- **MATERIAL PROVIDED**

- - - - -

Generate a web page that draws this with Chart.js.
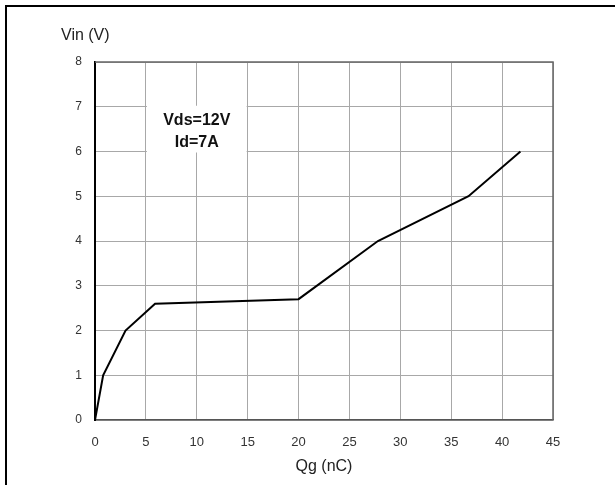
<!DOCTYPE html>
<html>
<head>
<meta charset="utf-8">
<script src="https://cdn.jsdelivr.net/npm/chart.js@4/dist/chart.umd.min.js"></script>
<style>
  html, body { margin: 0; padding: 0; background: #fff; }
  #wrap { width: 615px; height: 485px; position: relative; }
</style>
</head>
<body>
<div id="wrap"><canvas id="c" width="615" height="485"></canvas></div>
<script>
const qg = [0, 0.8, 3, 5.9, 20, 27.8, 36.7, 41.8];
const vin = [0, 1, 2, 2.6, 2.7, 4, 5, 6];
const xTitle = 'Qg (nC)';
const yTitle = 'Vin (V)';
const noteLines = ['Vds=12V', 'Id=7A'];

const FONT = '"Liberation Sans", Arial, sans-serif';

const decor = {
  id: 'decor',
  beforeDraw(chart) {
    const ctx = chart.ctx;
    ctx.save();
    ctx.fillStyle = '#fff';
    ctx.fillRect(0, 0, chart.width, chart.height);
    ctx.fillStyle = '#000';
    ctx.fillRect(5, 5, 2, chart.height - 5);
    ctx.fillRect(5, 5, chart.width - 5, 2);
    ctx.restore();
  },
  beforeDatasetsDraw(chart) {
    const ctx = chart.ctx;
    const xs = chart.scales.x, ys = chart.scales.y;
    const a = chart.chartArea;
    ctx.save();
    // top/right frame of plot
    ctx.strokeStyle = '#666';
    ctx.lineWidth = 1.5;
    ctx.beginPath();
    ctx.moveTo(a.left, a.top);
    ctx.lineTo(a.right, a.top);
    ctx.lineTo(a.right, a.bottom);
    ctx.stroke();
    // note box
    const x0 = xs.getPixelForValue(5) + 1, x1 = xs.getPixelForValue(15) - 1;
    const y0 = ys.getPixelForValue(7) - 1, y1 = ys.getPixelForValue(6) + 1;
    ctx.fillStyle = '#fff';
    ctx.fillRect(x0, y0, x1 - x0, y1 - y0);
    ctx.fillStyle = '#111';
    ctx.font = 'bold 16px ' + FONT;
    ctx.textAlign = 'center';
    ctx.textBaseline = 'middle';
    const cx = xs.getPixelForValue(10);
    ctx.fillText(noteLines[0], cx, ys.getPixelForValue(6.68));
    ctx.fillText(noteLines[1], cx, ys.getPixelForValue(6.2));
    // titles
    ctx.fillStyle = '#222';
    ctx.font = '16px ' + FONT;
    ctx.textAlign = 'left';
    ctx.fillText(yTitle, a.left - 34, a.top - 26);
    ctx.textAlign = 'center';
    ctx.fillText(xTitle, (a.left + a.right) / 2, a.bottom + 47);
    ctx.restore();
  }
};

new Chart(document.getElementById('c'), {
  type: 'scatter',
  data: {
    datasets: [{
      data: qg.map((x, i) => ({ x: x, y: vin[i] })),
      showLine: true,
      borderColor: '#000',
      borderWidth: 2,
      pointRadius: 0,
      tension: 0,
      fill: false
    }]
  },
  options: {
    responsive: false,
    animation: false,
    devicePixelRatio: 1,
    layout: { padding: { left: 0, top: 62, right: 62, bottom: 0 } },
    plugins: { legend: { display: false }, tooltip: { enabled: false } },
    scales: {
      x: {
        type: 'linear',
        min: 0, max: 45,
        ticks: { stepSize: 5, padding: 15, color: '#333', font: { size: 13, family: FONT } },
        grid: { color: '#a8a8a8', lineWidth: 1, drawTicks: false },
        border: { color: '#555', width: 1.5 },
        afterFit(s) { s.height = 65; }
      },
      y: {
        type: 'linear',
        min: 0, max: 8,
        ticks: { stepSize: 1, padding: 13, color: '#333', font: { size: 12, family: FONT } },
        grid: { color: '#a8a8a8', lineWidth: 1, drawTicks: false },
        border: { color: '#000', width: 2 },
        afterFit(s) { s.width = 95; }
      }
    }
  },
  plugins: [decor]
});
</script>
</body>
</html>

- - - - -

- **PROBLEM DESCRIPTION**
Reproduce all of the data exactly, omitting each picture it holds.

- **EXERCISE RESPONSE**
Generate a web page that draws this with Chart.js.
<!DOCTYPE html>
<html>
<head>
<meta charset="utf-8">
<script src="https://cdn.jsdelivr.net/npm/chart.js@4/dist/chart.umd.min.js"></script>
<style>
  html, body { margin: 0; padding: 0; background: #fff; }
  #wrap { width: 615px; height: 485px; position: relative; }
</style>
</head>
<body>
<div id="wrap"><canvas id="c" width="615" height="485"></canvas></div>
<script>
const qg = [0, 0.8, 3, 5.9, 20, 27.8, 36.7, 41.8];
const vin = [0, 1, 2, 2.6, 2.7, 4, 5, 6];
const xTitle = 'Qg (nC)';
const yTitle = 'Vin (V)';
const noteLines = ['Vds=12V', 'Id=7A'];

const FONT = '"Liberation Sans", Arial, sans-serif';

const decor = {
  id: 'decor',
  beforeDraw(chart) {
    const ctx = chart.ctx;
    ctx.save();
    ctx.fillStyle = '#fff';
    ctx.fillRect(0, 0, chart.width, chart.height);
    ctx.fillStyle = '#000';
    ctx.fillRect(5, 5, 2, chart.height - 5);
    ctx.fillRect(5, 5, chart.width - 5, 2);
    ctx.restore();
  },
  beforeDatasetsDraw(chart) {
    const ctx = chart.ctx;
    const xs = chart.scales.x, ys = chart.scales.y;
    const a = chart.chartArea;
    ctx.save();
    // top/right frame of plot
    ctx.strokeStyle = '#666';
    ctx.lineWidth = 1.5;
    ctx.beginPath();
    ctx.moveTo(a.left, a.top);
    ctx.lineTo(a.right, a.top);
    ctx.lineTo(a.right, a.bottom);
    ctx.stroke();
    // note box
    const x0 = xs.getPixelForValue(5) + 1, x1 = xs.getPixelForValue(15) - 1;
    const y0 = ys.getPixelForValue(7) - 1, y1 = ys.getPixelForValue(6) + 1;
    ctx.fillStyle = '#fff';
    ctx.fillRect(x0, y0, x1 - x0, y1 - y0);
    ctx.fillStyle = '#111';
    ctx.font = 'bold 16px ' + FONT;
    ctx.textAlign = 'center';
    ctx.textBaseline = 'middle';
    const cx = xs.getPixelForValue(10);
    ctx.fillText(noteLines[0], cx, ys.getPixelForValue(6.68));
    ctx.fillText(noteLines[1], cx, ys.getPixelForValue(6.2));
    // titles
    ctx.fillStyle = '#222';
    ctx.font = '16px ' + FONT;
    ctx.textAlign = 'left';
    ctx.fillText(yTitle, a.left - 34, a.top - 26);
    ctx.textAlign = 'center';
    ctx.fillText(xTitle, (a.left + a.right) / 2, a.bottom + 47);
    ctx.restore();
  }
};

new Chart(document.getElementById('c'), {
  type: 'scatter',
  data: {
    datasets: [{
      data: qg.map((x, i) => ({ x: x, y: vin[i] })),
      showLine: true,
      borderColor: '#000',
      borderWidth: 2,
      pointRadius: 0,
      tension: 0,
      fill: false
    }]
  },
  options: {
    responsive: false,
    animation: false,
    devicePixelRatio: 1,
    layout: { padding: { left: 0, top: 62, right: 62, bottom: 0 } },
    plugins: { legend: { display: false }, tooltip: { enabled: false } },
    scales: {
      x: {
        type: 'linear',
        min: 0, max: 45,
        ticks: { stepSize: 5, padding: 15, color: '#333', font: { size: 13, family: FONT } },
        grid: { color: '#a8a8a8', lineWidth: 1, drawTicks: false },
        border: { color: '#555', width: 1.5 },
        afterFit(s) { s.height = 65; }
      },
      y: {
        type: 'linear',
        min: 0, max: 8,
        ticks: { stepSize: 1, padding: 13, color: '#333', font: { size: 12, family: FONT } },
        grid: { color: '#a8a8a8', lineWidth: 1, drawTicks: false },
        border: { color: '#000', width: 2 },
        afterFit(s) { s.width = 95; }
      }
    }
  },
  plugins: [decor]
});
</script>
</body>
</html>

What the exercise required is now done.